I went back to my base and processed back in. By now I was minus my new car which I had
sold when I got my orders, so I borrowed a bicycle, and bummed rides for a month and then
bought a 12 year old Volkswagen for $90 and fixed it up a little.

It was definitely a slow-mover, 40 knots max speed with a tail wind. I Think it had bad rings and
valves. I was collecting things that were falling off of it. I invested in 4 new tires and seat belts,
and a little paint. I had thought of equipping it with a drag chute, but figured the top speed didn't
warrant one and it would get tedious repacking it at every stop sign. The car was 12 years old,
had a 6 volt electrical system, no gas gauge, and the heater didn't work. The front lid didn't close
all the way, I had it tied down with an old spark plug cable, and the cold wind used to whistle through
the hole in the dashboard where the radio was supposed to be. After I replaced the spark plugs and
cables and the ignition coil, it quit stalling every few miles and eventually took me to Arizona and back.

 

 

 

 

Winter 1971

Intelligence was still a critical specialty, and I was still a volunteer for the war, so I soon had
another assignment pop out of personnel. This one was kind of "spooky" (literally) I've forgotten
the name of the organization, which is just as well, as something might happen to me if I
mentioned it. It was in Saigon and involved "Human Intelligence" (or HUMINT) the gathering
of intelligence information from cooperative or uncooperative human sources through overt
or covert means. There were no uniforms to be worn - we had a special clothing allowance
to keep us supplied with black trousers and white shirts. - This was long before the movie
"Men in Black" came out, but there it was...

 

My orders specified that I was to stop enroute to San Francisco at Fort Huachuca, AZ
where the US Army had an Intel training school. Presumably, I would have learned many
useful techniques for collecting information from people who do not wish to give up their
information.

I never did attend any classes because when I reported to the USAF orderly room to
sign in, the First Sergeant greeted me with: "Oh, you're the guy who had his orders
cancelled." - Seems that there was a reduction in manning at the place I was going,
and one of the eliminated positions was me.

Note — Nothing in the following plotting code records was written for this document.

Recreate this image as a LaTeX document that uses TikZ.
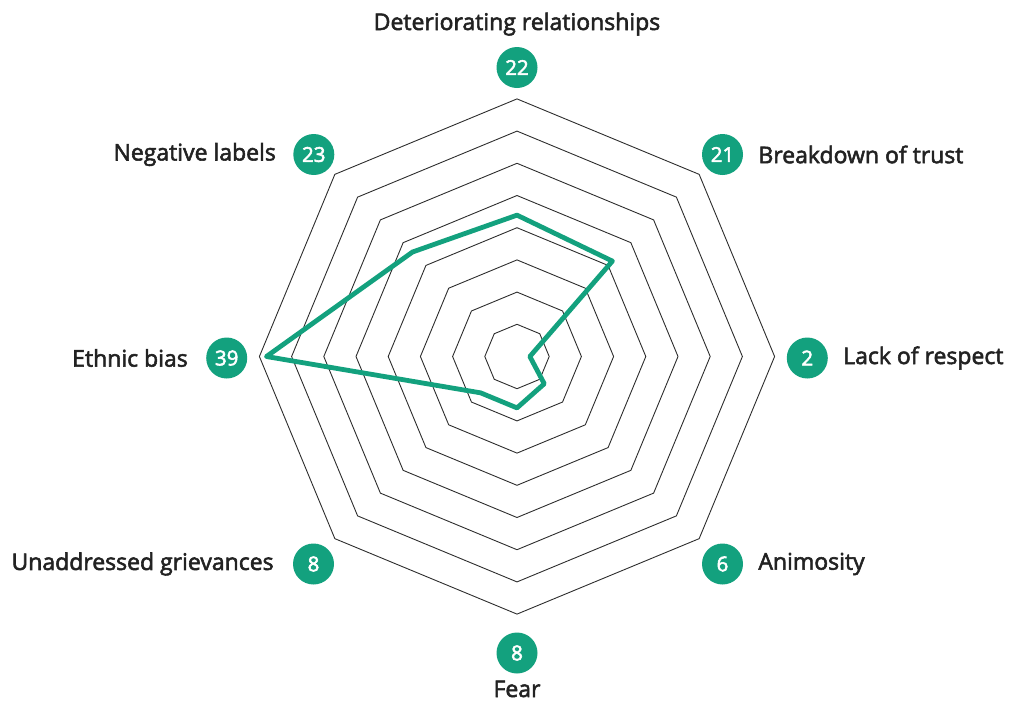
\documentclass[tikz,border=0pt]{standalone}
\usepackage{fontspec}
\usetikzlibrary{calc}
\setmainfont{Open Sans}
\newfontfamily\lblfont{Open Sans}
\newcommand{\medtext}[1]{\special{pdf:literal direct 2 Tr 0.55 w}#1\special{pdf:literal direct 0 Tr}}
\definecolor{radgreen}{RGB}{19,161,126}
\definecolor{gridgray}{RGB}{45,45,45}
\definecolor{txtgray}{RGB}{34,34,34}
\tikzset{
  ring/.style={draw=gridgray,line width=0.9pt,line join=miter},
  series/.style={draw=radgreen,line width=4.8pt,line join=round,line cap=round},
  badge/.style={circle,fill=radgreen,minimum size=41pt,inner sep=0pt,text=white,font=\lblfont\fontsize{20.5}{24}\selectfont},
  lbl/.style={text=txtgray,font=\lblfont\fontsize{23}{24}\selectfont,inner sep=0pt},
}
\begin{document}
\begin{tikzpicture}[x=1pt,y=-1pt]
\useasboundingbox (0,0) rectangle (1012,702);
\coordinate (c) at (517,356.5);
% grid rings
\foreach \k in {1,...,8}{
  \pgfmathsetmacro{\r}{32.2*\k}
  \draw[ring] ($(c)+(90:\r)$) \foreach \a in {45,0,-45,-90,-135,180,135}{ -- ($(c)+(\a:\r)$)} -- cycle;
}
% data points (scale 257/40 per unit); y axis points down, so angles are negated
\coordinate (p1) at ($(c)+(-90:{22*6.425})$);
\coordinate (p2) at ($(c)+(-45:{21*6.425})$);
\coordinate (p3) at ($(c)+(0:{2*6.425})$);
\coordinate (p4) at ($(c)+(45:{6*6.425})$);
\coordinate (p5) at ($(c)+(90:{8*6.425})$);
\coordinate (p6) at ($(c)+(135:{8*6.425})$);
\coordinate (p7) at ($(c)+(180:{39*6.425})$);
\coordinate (p8) at ($(c)+(-135:{23*6.425})$);
\draw[series] (p1) -- (p2) -- (p3) -- (p4) -- (p5) -- (p6) -- (p7) -- (p8) -- cycle;
% badges
\node[badge] (b1) at (517,67.5) {\medtext{22}};
\node[badge] (b2) at (722.5,154.5) {\medtext{21}};
\node[badge] (b3) at (807.3,358) {\medtext{2}};
\node[badge] (b4) at (722.5,564) {\medtext{6}};
\node[badge] (b5) at (517,653) {\medtext{8}};
\node[badge] (b6) at (313.5,564) {\medtext{8}};
\node[badge] (b7) at (226.7,358) {\medtext{39}};
\node[badge] (b8) at (313.8,154.5) {\medtext{23}};
% labels
\node[lbl,anchor=base] (l1) at (517,30) {\medtext{Deteriorating relationships}};
\node[lbl,anchor=west] (l2) at ([xshift=15pt]b2.east) {\medtext{Breakdown of trust}};
\node[lbl,anchor=west] (l3) at ([xshift=15pt]b3.east) {\medtext{Lack of respect}};
\node[lbl,anchor=west] (l4) at ([xshift=15pt]b4.east) {\medtext{Animosity}};
\node[lbl,anchor=base] (l5) at (517,697) {\medtext{Fear}};
\node[lbl,anchor=east] (l6) at ([xshift=-19pt]b6.west) {\medtext{Unaddressed grievances}};
\node[lbl,anchor=east] (l7) at ([xshift=-18pt]b7.west) {\medtext{Ethnic bias}};
\node[lbl,anchor=east] (l8) at ([xshift=-17pt]b8.west) {\medtext{Negative labels}};
\end{tikzpicture}
\end{document}
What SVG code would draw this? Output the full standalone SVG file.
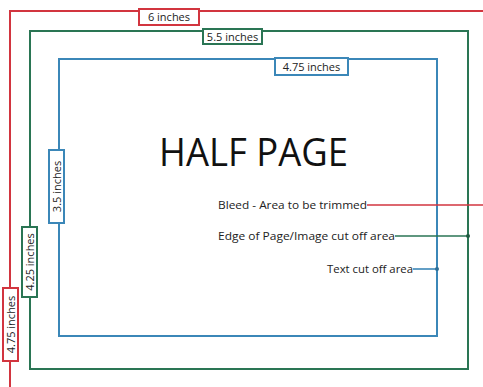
<svg xmlns="http://www.w3.org/2000/svg" width="483" height="387" viewBox="0 0 483 387">
<style>
.red{stroke:#d2353f}
.green{stroke:#2a7554}
.blue{stroke:#3b87b8}
.frame{fill:none;stroke-width:2}
.box{fill:#fff;stroke-width:2}
.lbl{font-family:"Open Sans","DejaVu Sans",sans-serif;font-size:11px;fill:#222}
.ann{font-family:"Open Sans","DejaVu Sans",sans-serif;font-size:11px;fill:#222}
.title{font-family:"Open Sans","DejaVu Sans",sans-serif;font-size:38px;fill:#111}
.lead{fill:none;stroke-width:1.6}
</style>
<rect width="483" height="387" fill="#fff"/>
<g id="bleed">
<path class="frame red" d="M10,392 V11 H490"/>
</g>
<g id="page">
<rect class="frame green" x="30" y="31" width="438" height="338"/>
</g>
<g id="safe">
<rect class="frame blue" x="59" y="59" width="378" height="277"/>
</g>
<g id="title">
<text class="title" x="159" y="166" textLength="189" lengthAdjust="spacingAndGlyphs">HALF PAGE</text>
</g>
<g id="label-6in">
<rect class="box red" x="139" y="9" width="60" height="16"/>
<text class="lbl" x="169" y="21" text-anchor="middle">6 inches</text>
</g>
<g id="label-55in">
<rect class="box green" x="203" y="29" width="59" height="15"/>
<text class="lbl" x="232.5" y="40.5" text-anchor="middle">5.5 inches</text>
</g>
<g id="label-475in-h">
<rect class="box blue" x="275" y="58" width="73" height="17"/>
<text class="lbl" x="311.5" y="70.5" text-anchor="middle">4.75 inches</text>
</g>
<g id="label-35in">
<rect class="box blue" x="49" y="150" width="15" height="73"/>
<text class="lbl" transform="translate(60.5,186.5) rotate(-90)" text-anchor="middle">3.5 inches</text>
</g>
<g id="label-425in">
<rect class="box green" x="22" y="227" width="15" height="70"/>
<text class="lbl" transform="translate(33.5,262) rotate(-90)" text-anchor="middle">4.25 inches</text>
</g>
<g id="label-475in-v">
<rect class="box red" x="3" y="288" width="15" height="73"/>
<text class="lbl" transform="translate(14.5,324.5) rotate(-90)" text-anchor="middle">4.75 inches</text>
</g>
<g id="connectors">
<line class="lead red" x1="367" y1="205" x2="483" y2="205"/>
<line class="lead green" x1="395" y1="236" x2="468" y2="236"/>
<circle cx="468" cy="236" r="2" fill="#1f5a40"/>
<line class="lead blue" x1="413" y1="269" x2="437" y2="269"/>
<circle cx="437" cy="269" r="2" fill="#2d6e97"/>
</g>
<g id="ann-bleed">
<text class="ann" x="218" y="208.5" textLength="149" lengthAdjust="spacingAndGlyphs">Bleed - Area to be trimmed</text>
</g>
<g id="ann-edge">
<text class="ann" x="218" y="239.5" textLength="177" lengthAdjust="spacingAndGlyphs">Edge of Page/Image cut off area</text>
</g>
<g id="ann-text">
<text class="ann" x="327" y="272.5" textLength="86" lengthAdjust="spacingAndGlyphs">Text cut off area</text>
</g>
</svg>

Fortunately, I never burn bridges behind me, I called my boss who I had recently left,
and asked if I could have my job back. He said okay, so I fired up the 40 knot wonder
and headed East.

 

 

 

Summer 1972

Intelligence remained a critical skill and I remained a volunteer to get out of the peacetime
Air Force. Five months later personnel popped out a beautiful set of orders to go work at
the 56th Special Operations Wing at Nakhon Phanom Royal Thai AFB, Thailand. This outfit
had just been in the intel message traffic when their rescue helicopters and escort fighters
pulled a downed pilot out of the Hanoi suburbs despite defenses that included artillery, missiles,
small arms, machine guns and MiGs. This was my kind of outfit. I wanted to work with people
who got things done. I wanted to work with heroes.

I kept my fingers crossed all the way to Thailand. This assignment didn't get cancelled and it was
the best assignment of my entire Air Force Career.